31st Sunday – Year A

Mass Readings

Reading 1 – Malachi 1:14 – 2:10
Psalm – Psalm 131:1-3
Reading 2 – 1 Thessalonians 2:7-13
Gospel – Matthew 23:1-12

Homilies

A Challenge to the Sons of Levi by Bishop Barron

  • Tough readings today for priests. There is nothing quite like it in the Bible in the way in which corruption is exposed. Jesus blasts the Pharisees because they use their religious status and identity as a way to aggrandize their egos.
  • Priests today must speak the truth and carry the burden of that truth lovingly with everyone they meet. Our vestments must always remind us of the splendor of the souls we are called to serve.

Christ as Teacher by Fr. Cantalamessa

  • In today’s Gospel, we come across an important title for Jesus: “You have one master, the Christ.”
  • Whereas masters at the time of Christ were paid by their disciples through small jobs of service, the opposite relationship happens with Jesus – masters serve their disciples.
  • A personal result of today’s reflection on the Gospel would be to rediscover what an honor, unheard of privilege, and “title of recommendation” it is, before God, to be disciples of Jesus of Nazareth; for us to put that also on the top of our “references.” That any one who sees or hears us can say of us what the woman said to Peter in the Sanhedrin’s courtyard: “You are also one of his disciples.
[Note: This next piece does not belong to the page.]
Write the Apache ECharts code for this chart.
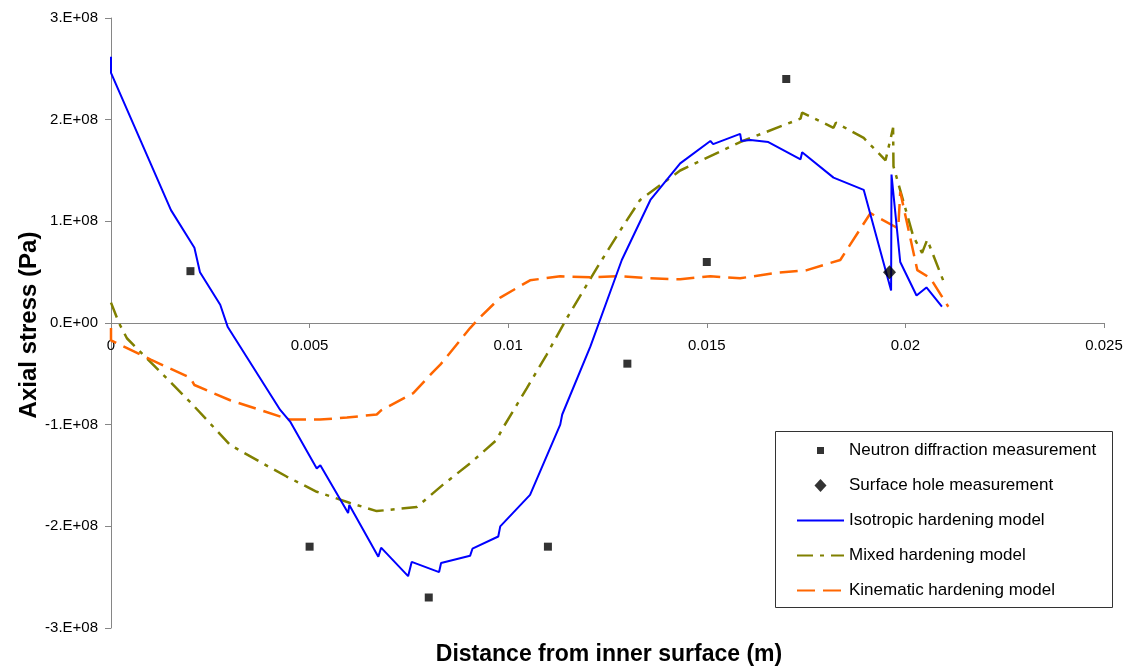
<!DOCTYPE html>
<html>
<head>
<meta charset="utf-8">
<script src="https://cdn.jsdelivr.net/npm/echarts@6/dist/echarts.min.js"></script>
<style>
html,body{margin:0;padding:0;background:#fff;}
#chart{width:1135px;height:667px;}
</style>
</head>
<body>
<div id="chart"></div>
<script>
// ---- data (x in m, stress in Pa) ----
const neutronX = [0.002, 0.005, 0.008, 0.011, 0.013, 0.015, 0.017];
const neutronY = [5.1e7, -2.2e8, -2.7e8, -2.2e8, -4.0e7, 6.0e7, 2.4e8];

const holeX = [0.0196];
const holeY = [5.0e7];

const isoX = [0, 0, 0.00151, 0.0021, 0.00224, 0.00275, 0.00294, 0.00426, 0.00451, 0.00518, 0.00527, 0.00597, 0.0060, 0.00673, 0.0068, 0.00748, 0.00757, 0.00826, 0.00831, 0.00904, 0.0091, 0.00975, 0.0098, 0.01055, 0.01131, 0.01136, 0.01207, 0.01286, 0.01358, 0.01433, 0.01509, 0.01516, 0.01584, 0.01587, 0.0161, 0.01655, 0.01736, 0.0174, 0.01819, 0.01895, 0.01964, 0.01965, 0.01987, 0.02028, 0.02053, 0.02092];
const isoY = [2.62e8, 2.46e8, 1.11e8, 0.74e8, 0.50e8, 0.18e8, -0.04e8, -0.855e8, -0.97e8, -1.43e8, -1.40e8, -1.87e8, -1.79e8, -2.30e8, -2.21e8, -2.49e8, -2.35e8, -2.45e8, -2.36e8, -2.29e8, -2.22e8, -2.10e8, -2.00e8, -1.69e8, -1.00e8, -0.90e8, -0.23e8, 0.62e8, 1.21e8, 1.57e8, 1.79e8, 1.76e8, 1.86e8, 1.79e8, 1.80e8, 1.78e8, 1.61e8, 1.68e8, 1.43e8, 1.31e8, 0.32e8, 1.46e8, 0.60e8, 0.27e8, 0.35e8, 0.16e8];

const mixX = [0, 0.0002, 0.0004, 0.002, 0.003, 0.004, 0.00442, 0.00518, 0.00602, 0.00669, 0.0077, 0.00836, 0.00904, 0.00971, 0.00984, 0.01047, 0.01097, 0.01148, 0.01223, 0.01282, 0.01332, 0.01433, 0.01584, 0.01736, 0.0174, 0.01819, 0.01825, 0.01895, 0.0195, 0.01969, 0.0197, 0.0202, 0.02042, 0.02055, 0.02096];
const mixY = [0.20e8, 0.0, -0.15e8, -0.78e8, -1.20e8, -1.42e8, -1.51e8, -1.66e8, -1.77e8, -1.85e8, -1.81e8, -1.59e8, -1.38e8, -1.15e8, -1.05e8, -0.64e8, -0.31e8, 0.05e8, 0.54e8, 0.91e8, 1.21e8, 1.50e8, 1.78e8, 2.01e8, 2.07e8, 1.92e8, 1.97e8, 1.82e8, 1.60e8, 1.92e8, 1.54e8, 0.85e8, 0.69e8, 0.82e8, 0.41e8];

const kinX = [0, 0, 0.001, 0.002, 0.0021, 0.003, 0.0045, 0.00526, 0.00594, 0.00669, 0.0068, 0.00761, 0.00811, 0.00829, 0.00904, 0.0093, 0.0098, 0.01055, 0.01131, 0.01207, 0.01282, 0.01358, 0.01433, 0.01509, 0.01584, 0.01668, 0.01752, 0.01836, 0.01912, 0.01982, 0.01987, 0.0203, 0.02063, 0.02108];
const kinY = [-0.05e8, -0.17e8, -0.36e8, -0.54e8, -0.61e8, -0.76e8, -0.95e8, -0.95e8, -0.93e8, -0.90e8, -0.86e8, -0.69e8, -0.48e8, -0.41e8, -0.05e8, 0.06e8, 0.25e8, 0.42e8, 0.46e8, 0.45e8, 0.46e8, 0.44e8, 0.43e8, 0.46e8, 0.44e8, 0.49e8, 0.52e8, 0.62e8, 1.08e8, 0.93e8, 1.29e8, 0.52e8, 0.44e8, 0.16e8];

const seriesNames = ['Neutron diffraction measurement', 'Surface hole measurement', 'Isotropic hardening model', 'Mixed hardening model', 'Kinematic hardening model'];
const xTitle = 'Distance from inner surface (m)';
const yTitle = 'Axial stress (Pa)';

const zip = (xs, ys) => xs.map((x, i) => [x, ys[i]]);
const FONT = '"Liberation Sans", Arial, sans-serif';
const hiddenSym = {opacity: 0};

const chart = echarts.init(document.getElementById('chart'), null, {renderer: 'canvas'});
chart.setOption({
  animation: false,
  backgroundColor: '#fff',
  grid: {left: 111, right: 31, top: 18, bottom: 39, containLabel: false, outerBoundsMode: 'none'},
  xAxis: {
    type: 'value', min: 0, max: 0.025, interval: 0.005,
    offset: -305,
    axisLine: {onZero: false, lineStyle: {color: '#868686', width: 1}},
    axisTick: {show: true, length: 5, lineStyle: {color: '#868686'}},
    splitLine: {show: false},
    axisLabel: {color: '#000', fontSize: 15, fontFamily: FONT, margin: 15}
  },
  yAxis: {
    type: 'value', min: -3e8, max: 3e8, interval: 1e8,
    axisLine: {show: true, lineStyle: {color: '#868686', width: 1}},
    axisTick: {show: true, length: 6, lineStyle: {color: '#868686'}},
    splitLine: {show: false},
    axisLabel: {
      color: '#000', fontSize: 15, fontFamily: FONT, margin: 13,
      formatter: v => v === 0 ? '0.E+00' : (Math.round(v / 1e8)) + '.E+08'
    }
  },
  graphic: [
    {type: 'text', x: 609, y: 655,
     style: {text: xTitle, fill: '#000', font: 'bold 23px ' + FONT, align: 'center', verticalAlign: 'middle'}},
    {type: 'text', x: 29, y: 325, rotation: Math.PI / 2,
     style: {text: yTitle, fill: '#000', font: 'bold 24px ' + FONT, align: 'center', verticalAlign: 'middle'}},
    {type: 'rect', shape: {x: 775.5, y: 431.5, width: 337, height: 176},
     style: {fill: '#fff', stroke: '#333', lineWidth: 1}, z: 50}
  ],
  legend: {
    orient: 'vertical', left: 796, top: 442, padding: 0,
    itemWidth: 47, itemHeight: 14, itemGap: 18, z: 60,
    selectedMode: false,
    textStyle: {color: '#000', fontSize: 17, fontFamily: FONT, padding: [0, 0, 0, 0]},
    data: [
      {name: seriesNames[0], icon: 'path://M0,0M47,14M20,3.5h7v7h-7z'},
      {name: seriesNames[1], icon: 'path://M0,0M47,14M23.5,0.5L29.5,7L23.5,13.5L17.5,7z'},
      {name: seriesNames[2], itemStyle: hiddenSym},
      {name: seriesNames[3], itemStyle: hiddenSym},
      {name: seriesNames[4], itemStyle: hiddenSym}
    ]
  },
  series: [
    {name: seriesNames[0], type: 'scatter', data: zip(neutronX, neutronY),
     symbol: 'rect', symbolSize: 8, itemStyle: {color: '#000'}, z: 5},
    {name: seriesNames[1], type: 'scatter', data: zip(holeX, holeY),
     symbol: 'diamond', symbolSize: [13, 14], itemStyle: {color: '#000'}, z: 5},
    {name: seriesNames[2], type: 'line', data: zip(isoX, isoY), symbol: 'none',
     lineStyle: {color: '#0000FF', width: 2}, itemStyle: {color: '#0000FF'}, z: 3},
    {name: seriesNames[3], type: 'line', data: zip(mixX, mixY), symbol: 'none',
     lineStyle: {color: '#808000', width: 2.5, type: [16, 7, 4, 7]}, itemStyle: {color: '#808000'}, z: 2},
    {name: seriesNames[4], type: 'line', data: zip(kinX, kinY), symbol: 'none',
     lineStyle: {color: '#FF6600', width: 2.5, type: [18, 8]}, itemStyle: {color: '#FF6600'}, z: 2}
  ]
});
</script>
</body>
</html>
Your conduct betrays you” (Matthew 26:73).

 

Commentaries

Brant Pitre

  • Today’s Gospel might be one of the most difficult passages to be preached in the entire liturgical year for Year A.
  • Context = although the scribes and Pharisees are legitimate teachers of the Jewish people (they teach from the kathedra of Moses), they are hypocrites and prideful men who want the praise of men.
  • Now Jesus turns to His disciples and gives them a different instruction = call no man rabbi, nor father, nor master. Why? Verse 11 is the whole point of Jesus’ teaching here. Servant = diakonos. Whoever is the highest has to be the deacon, the servant of everyone else. Why? Well the upshot is simple, because whoever exalts himself is going to be humbled, but whoever humbles himself will be exalted. The disciples must be humble servants who lead by example.
  • 1st reading = Levi priests are supposed to be a kind of living image of God the Father. But they are wicked and a stumbling block due to spiritual pride.
  • Responsorial Psalm = all about spiritual pride and humility. The psalmist is seeking to be humble.

Hans Urs von Balthasar, Book: Light of the World 

  • All of the texts today have to do with priesthood as an office of service.
  • “In its innermost essence, the office he institutes is an office of service, a “service at table” (140).
  • In the second reading, Paul gives us an ideal portrait of how a priest should conduct himself in a Christian office: he loves the congregation entrusted to him like a mother loves a child… like Christ, he permits the members to participate in his life… he works as a servant… He has no interest in gaining influence over the congregation – all he strives for is that God’s Word might be “at work in you who believe” (141).